◆ YOUR INSTRUCTIONS
Print the records below exactly, from the line containing "Convert this diagram to TikZ code." down to the line containing "(etc) at (297,859)", both lines included, and omit every picture.

[Dataset excerpt]
——
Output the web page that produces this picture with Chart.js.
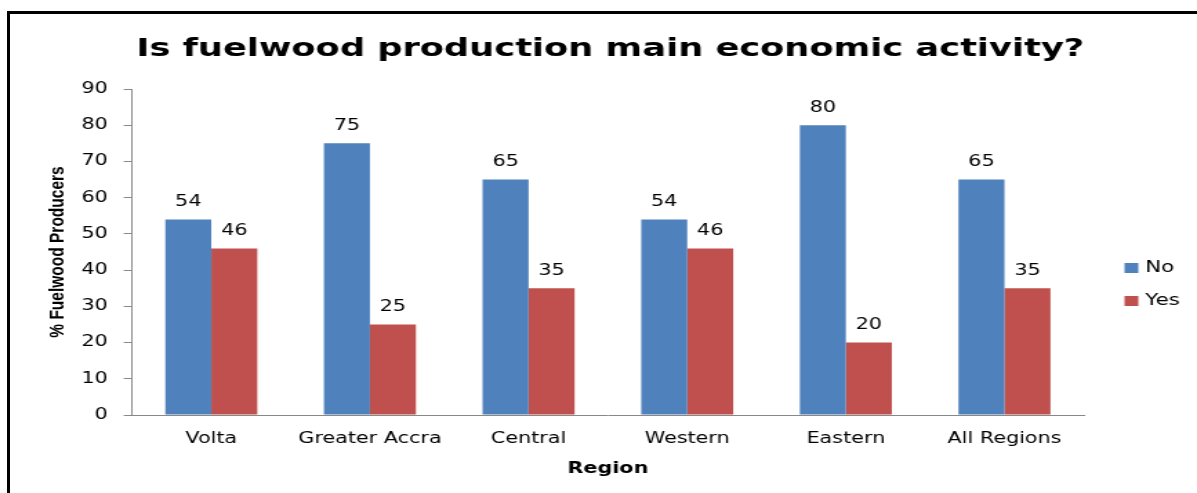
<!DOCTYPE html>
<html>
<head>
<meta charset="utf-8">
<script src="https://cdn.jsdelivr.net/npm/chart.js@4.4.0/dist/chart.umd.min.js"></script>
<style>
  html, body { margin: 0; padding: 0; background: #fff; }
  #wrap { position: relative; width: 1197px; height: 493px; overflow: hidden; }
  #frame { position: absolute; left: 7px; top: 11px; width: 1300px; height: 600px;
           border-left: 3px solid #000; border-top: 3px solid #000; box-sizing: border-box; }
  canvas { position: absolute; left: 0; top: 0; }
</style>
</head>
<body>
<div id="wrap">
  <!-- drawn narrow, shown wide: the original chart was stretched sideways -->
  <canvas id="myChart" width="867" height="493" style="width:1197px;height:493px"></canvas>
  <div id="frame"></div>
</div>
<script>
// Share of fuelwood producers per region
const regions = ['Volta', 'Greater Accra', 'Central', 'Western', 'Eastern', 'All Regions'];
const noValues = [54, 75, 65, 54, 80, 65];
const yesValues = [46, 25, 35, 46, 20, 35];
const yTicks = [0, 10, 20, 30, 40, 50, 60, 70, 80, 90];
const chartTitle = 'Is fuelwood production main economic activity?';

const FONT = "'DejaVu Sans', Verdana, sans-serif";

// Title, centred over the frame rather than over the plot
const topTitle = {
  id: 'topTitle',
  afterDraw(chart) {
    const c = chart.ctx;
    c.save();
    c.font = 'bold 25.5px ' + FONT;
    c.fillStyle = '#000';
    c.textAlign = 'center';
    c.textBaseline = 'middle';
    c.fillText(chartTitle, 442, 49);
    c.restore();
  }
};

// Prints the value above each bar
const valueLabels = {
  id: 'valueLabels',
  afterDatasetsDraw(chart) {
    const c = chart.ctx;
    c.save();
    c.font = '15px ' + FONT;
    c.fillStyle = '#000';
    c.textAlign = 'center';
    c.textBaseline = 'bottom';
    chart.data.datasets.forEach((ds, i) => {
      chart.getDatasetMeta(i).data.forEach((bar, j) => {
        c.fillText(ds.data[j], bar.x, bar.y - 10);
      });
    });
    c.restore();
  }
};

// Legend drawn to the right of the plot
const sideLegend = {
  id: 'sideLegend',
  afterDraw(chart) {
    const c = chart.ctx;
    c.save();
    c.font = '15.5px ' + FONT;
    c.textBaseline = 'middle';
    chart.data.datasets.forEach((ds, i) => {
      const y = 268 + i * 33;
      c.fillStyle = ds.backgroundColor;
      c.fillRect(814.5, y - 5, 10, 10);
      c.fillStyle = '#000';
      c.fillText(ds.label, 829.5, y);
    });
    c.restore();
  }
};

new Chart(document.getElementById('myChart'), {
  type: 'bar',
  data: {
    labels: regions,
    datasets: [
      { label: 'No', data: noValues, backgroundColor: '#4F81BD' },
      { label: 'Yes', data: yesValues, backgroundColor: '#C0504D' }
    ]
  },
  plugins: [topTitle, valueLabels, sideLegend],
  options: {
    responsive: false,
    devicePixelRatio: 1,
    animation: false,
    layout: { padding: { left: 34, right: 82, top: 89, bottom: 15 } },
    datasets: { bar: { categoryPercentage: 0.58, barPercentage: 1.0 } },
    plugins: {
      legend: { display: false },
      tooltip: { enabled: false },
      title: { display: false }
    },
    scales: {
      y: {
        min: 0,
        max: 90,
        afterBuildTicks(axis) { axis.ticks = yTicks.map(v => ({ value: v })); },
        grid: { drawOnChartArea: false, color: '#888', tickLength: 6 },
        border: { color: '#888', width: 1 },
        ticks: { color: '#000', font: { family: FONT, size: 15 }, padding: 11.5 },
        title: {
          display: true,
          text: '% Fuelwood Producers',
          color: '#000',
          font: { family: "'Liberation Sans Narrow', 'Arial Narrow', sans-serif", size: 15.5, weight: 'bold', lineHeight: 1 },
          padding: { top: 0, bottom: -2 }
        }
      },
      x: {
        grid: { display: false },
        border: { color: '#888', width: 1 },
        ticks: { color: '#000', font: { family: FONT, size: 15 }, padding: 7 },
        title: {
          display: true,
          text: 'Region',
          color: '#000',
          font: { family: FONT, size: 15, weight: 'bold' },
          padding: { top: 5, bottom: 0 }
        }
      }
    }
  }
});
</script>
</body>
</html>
——
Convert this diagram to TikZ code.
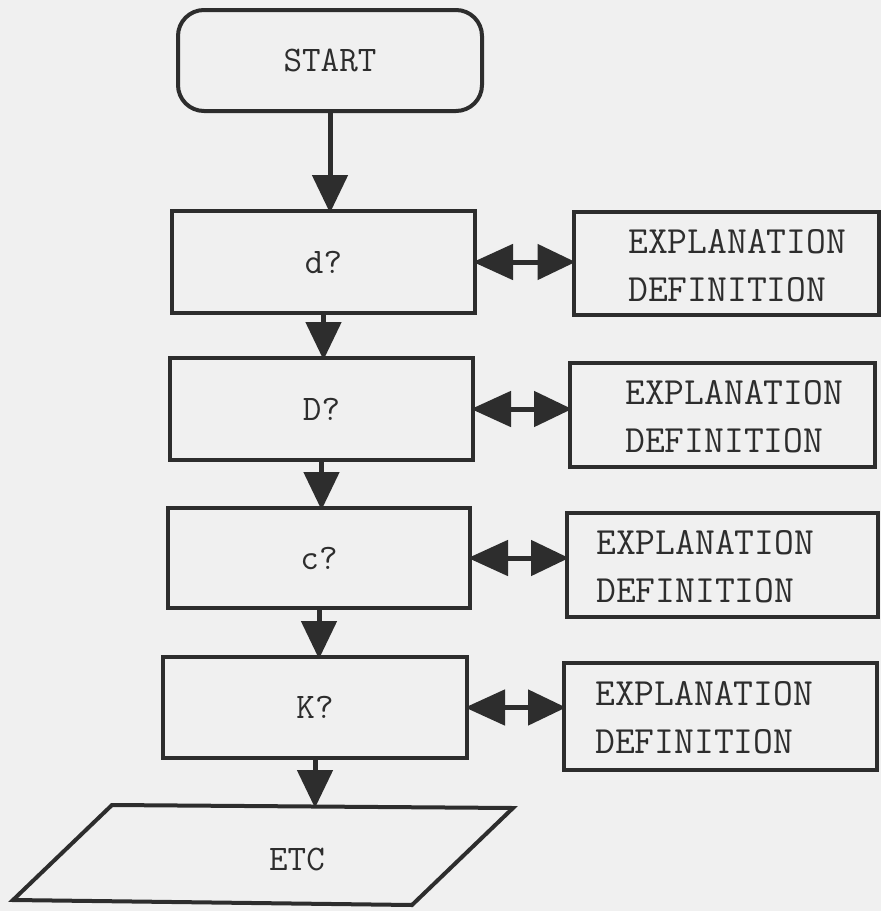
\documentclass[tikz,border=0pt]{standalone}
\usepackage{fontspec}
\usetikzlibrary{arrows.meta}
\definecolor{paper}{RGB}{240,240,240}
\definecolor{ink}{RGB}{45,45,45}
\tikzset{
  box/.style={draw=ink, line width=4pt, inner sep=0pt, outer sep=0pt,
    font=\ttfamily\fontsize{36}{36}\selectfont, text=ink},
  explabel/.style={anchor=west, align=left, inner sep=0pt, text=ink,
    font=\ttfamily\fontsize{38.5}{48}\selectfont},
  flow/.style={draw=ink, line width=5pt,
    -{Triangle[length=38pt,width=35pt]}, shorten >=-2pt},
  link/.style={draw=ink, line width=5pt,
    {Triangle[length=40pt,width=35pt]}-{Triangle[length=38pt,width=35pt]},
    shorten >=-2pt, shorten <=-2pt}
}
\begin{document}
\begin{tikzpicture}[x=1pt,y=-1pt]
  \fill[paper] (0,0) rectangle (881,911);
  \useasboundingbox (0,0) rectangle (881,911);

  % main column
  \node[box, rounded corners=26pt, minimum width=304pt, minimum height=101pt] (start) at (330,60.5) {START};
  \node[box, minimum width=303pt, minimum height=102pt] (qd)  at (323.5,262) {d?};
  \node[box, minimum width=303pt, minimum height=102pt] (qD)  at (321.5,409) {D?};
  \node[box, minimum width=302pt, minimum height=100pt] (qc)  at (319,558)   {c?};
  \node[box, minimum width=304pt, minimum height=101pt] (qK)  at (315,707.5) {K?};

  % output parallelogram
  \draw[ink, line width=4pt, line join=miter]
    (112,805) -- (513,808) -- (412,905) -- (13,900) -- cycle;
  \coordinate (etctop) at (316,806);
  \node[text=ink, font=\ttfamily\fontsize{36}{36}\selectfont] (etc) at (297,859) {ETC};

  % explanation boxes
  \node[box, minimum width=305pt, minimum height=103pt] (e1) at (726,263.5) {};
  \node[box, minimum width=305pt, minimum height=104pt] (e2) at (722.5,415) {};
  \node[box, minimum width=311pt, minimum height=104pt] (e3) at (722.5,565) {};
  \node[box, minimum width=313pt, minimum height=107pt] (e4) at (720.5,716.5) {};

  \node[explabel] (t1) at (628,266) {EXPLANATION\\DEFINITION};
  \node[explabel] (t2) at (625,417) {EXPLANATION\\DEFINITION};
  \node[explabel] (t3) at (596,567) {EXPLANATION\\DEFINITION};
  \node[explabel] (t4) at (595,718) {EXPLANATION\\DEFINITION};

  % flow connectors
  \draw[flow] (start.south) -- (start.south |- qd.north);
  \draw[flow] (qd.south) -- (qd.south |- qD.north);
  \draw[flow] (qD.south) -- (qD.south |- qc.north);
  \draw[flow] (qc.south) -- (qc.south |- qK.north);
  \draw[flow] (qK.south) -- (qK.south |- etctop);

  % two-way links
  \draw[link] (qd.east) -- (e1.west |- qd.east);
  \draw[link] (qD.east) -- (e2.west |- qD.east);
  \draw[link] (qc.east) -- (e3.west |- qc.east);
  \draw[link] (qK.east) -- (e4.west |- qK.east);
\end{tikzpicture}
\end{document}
——
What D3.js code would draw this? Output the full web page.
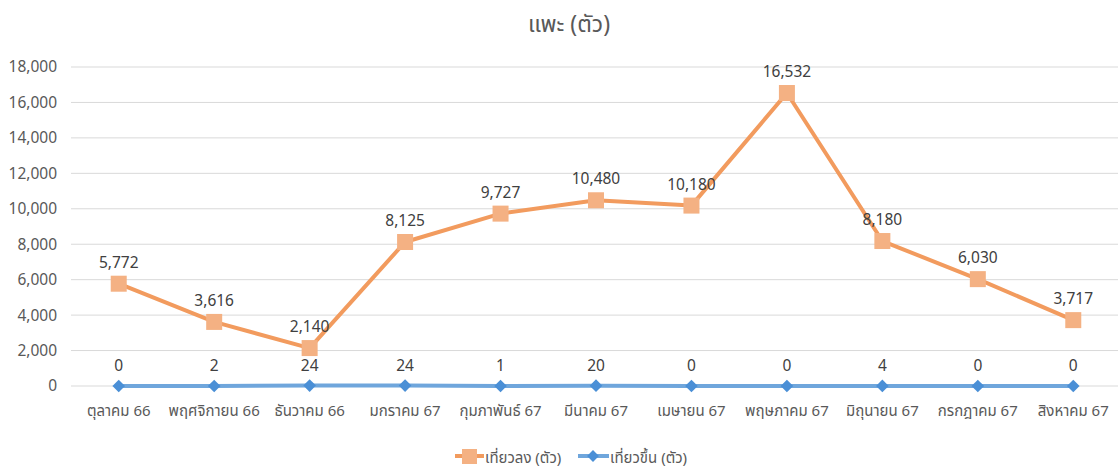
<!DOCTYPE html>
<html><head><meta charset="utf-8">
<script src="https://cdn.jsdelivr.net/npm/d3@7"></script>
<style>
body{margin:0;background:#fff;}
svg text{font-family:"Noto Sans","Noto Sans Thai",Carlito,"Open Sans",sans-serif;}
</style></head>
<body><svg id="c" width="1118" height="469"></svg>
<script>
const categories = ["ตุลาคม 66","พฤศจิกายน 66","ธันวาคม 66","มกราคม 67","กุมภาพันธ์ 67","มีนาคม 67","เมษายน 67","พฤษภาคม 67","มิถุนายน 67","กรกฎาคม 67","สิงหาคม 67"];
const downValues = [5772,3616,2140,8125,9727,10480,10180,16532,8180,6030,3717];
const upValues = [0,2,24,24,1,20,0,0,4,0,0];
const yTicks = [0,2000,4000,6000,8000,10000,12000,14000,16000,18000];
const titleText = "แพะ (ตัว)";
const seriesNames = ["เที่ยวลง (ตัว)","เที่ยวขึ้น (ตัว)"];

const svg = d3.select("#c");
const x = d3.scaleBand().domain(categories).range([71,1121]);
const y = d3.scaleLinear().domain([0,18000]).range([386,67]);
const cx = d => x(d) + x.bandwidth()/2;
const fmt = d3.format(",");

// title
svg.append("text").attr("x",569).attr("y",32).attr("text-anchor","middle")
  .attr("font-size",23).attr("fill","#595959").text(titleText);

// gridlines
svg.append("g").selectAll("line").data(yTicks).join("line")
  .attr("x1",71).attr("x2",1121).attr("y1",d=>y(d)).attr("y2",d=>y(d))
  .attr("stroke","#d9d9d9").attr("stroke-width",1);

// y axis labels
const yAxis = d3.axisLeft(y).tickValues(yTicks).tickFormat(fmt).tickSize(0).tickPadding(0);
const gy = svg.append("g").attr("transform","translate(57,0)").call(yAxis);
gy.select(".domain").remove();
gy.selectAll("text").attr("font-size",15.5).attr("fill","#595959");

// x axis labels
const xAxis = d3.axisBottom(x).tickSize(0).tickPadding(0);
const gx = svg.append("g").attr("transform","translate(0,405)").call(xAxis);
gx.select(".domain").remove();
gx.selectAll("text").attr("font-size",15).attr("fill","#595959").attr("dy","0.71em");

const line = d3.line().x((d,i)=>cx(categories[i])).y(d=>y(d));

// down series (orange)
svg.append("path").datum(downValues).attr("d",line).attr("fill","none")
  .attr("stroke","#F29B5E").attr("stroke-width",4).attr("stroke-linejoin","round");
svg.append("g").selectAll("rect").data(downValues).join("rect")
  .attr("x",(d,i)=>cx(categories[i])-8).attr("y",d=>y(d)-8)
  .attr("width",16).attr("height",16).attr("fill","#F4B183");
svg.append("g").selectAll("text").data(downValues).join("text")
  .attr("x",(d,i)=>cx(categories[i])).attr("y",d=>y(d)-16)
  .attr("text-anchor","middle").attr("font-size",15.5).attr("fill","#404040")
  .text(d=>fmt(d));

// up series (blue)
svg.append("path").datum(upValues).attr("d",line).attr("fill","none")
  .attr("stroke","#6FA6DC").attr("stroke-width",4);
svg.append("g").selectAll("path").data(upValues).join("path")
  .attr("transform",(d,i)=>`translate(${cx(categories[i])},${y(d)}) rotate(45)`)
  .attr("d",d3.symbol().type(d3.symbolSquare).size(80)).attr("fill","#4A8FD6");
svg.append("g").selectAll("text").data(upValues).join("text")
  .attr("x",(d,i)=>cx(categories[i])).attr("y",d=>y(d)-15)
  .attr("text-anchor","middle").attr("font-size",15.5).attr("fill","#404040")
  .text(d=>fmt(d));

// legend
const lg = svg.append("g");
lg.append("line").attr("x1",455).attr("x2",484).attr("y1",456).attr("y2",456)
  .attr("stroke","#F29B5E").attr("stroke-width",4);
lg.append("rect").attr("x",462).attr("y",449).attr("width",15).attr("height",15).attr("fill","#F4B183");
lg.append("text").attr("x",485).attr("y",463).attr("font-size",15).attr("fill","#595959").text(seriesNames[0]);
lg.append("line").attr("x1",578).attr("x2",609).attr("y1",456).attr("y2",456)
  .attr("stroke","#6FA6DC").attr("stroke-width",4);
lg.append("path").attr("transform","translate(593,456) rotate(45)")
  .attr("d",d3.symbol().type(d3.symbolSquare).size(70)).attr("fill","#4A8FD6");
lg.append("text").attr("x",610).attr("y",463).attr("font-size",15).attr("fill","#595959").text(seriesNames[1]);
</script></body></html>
——
◆ WRITTEN ANSWER
Convert this diagram to TikZ code.
\documentclass[tikz,border=0pt]{standalone}
\usepackage{fontspec}
\usetikzlibrary{arrows.meta}
\definecolor{paper}{RGB}{240,240,240}
\definecolor{ink}{RGB}{45,45,45}
\tikzset{
  box/.style={draw=ink, line width=4pt, inner sep=0pt, outer sep=0pt,
    font=\ttfamily\fontsize{36}{36}\selectfont, text=ink},
  explabel/.style={anchor=west, align=left, inner sep=0pt, text=ink,
    font=\ttfamily\fontsize{38.5}{48}\selectfont},
  flow/.style={draw=ink, line width=5pt,
    -{Triangle[length=38pt,width=35pt]}, shorten >=-2pt},
  link/.style={draw=ink, line width=5pt,
    {Triangle[length=40pt,width=35pt]}-{Triangle[length=38pt,width=35pt]},
    shorten >=-2pt, shorten <=-2pt}
}
\begin{document}
\begin{tikzpicture}[x=1pt,y=-1pt]
  \fill[paper] (0,0) rectangle (881,911);
  \useasboundingbox (0,0) rectangle (881,911);

  % main column
  \node[box, rounded corners=26pt, minimum width=304pt, minimum height=101pt] (start) at (330,60.5) {START};
  \node[box, minimum width=303pt, minimum height=102pt] (qd)  at (323.5,262) {d?};
  \node[box, minimum width=303pt, minimum height=102pt] (qD)  at (321.5,409) {D?};
  \node[box, minimum width=302pt, minimum height=100pt] (qc)  at (319,558)   {c?};
  \node[box, minimum width=304pt, minimum height=101pt] (qK)  at (315,707.5) {K?};

  % output parallelogram
  \draw[ink, line width=4pt, line join=miter]
    (112,805) -- (513,808) -- (412,905) -- (13,900) -- cycle;
  \coordinate (etctop) at (316,806);
  \node[text=ink, font=\ttfamily\fontsize{36}{36}\selectfont] (etc) at (297,859) {ETC};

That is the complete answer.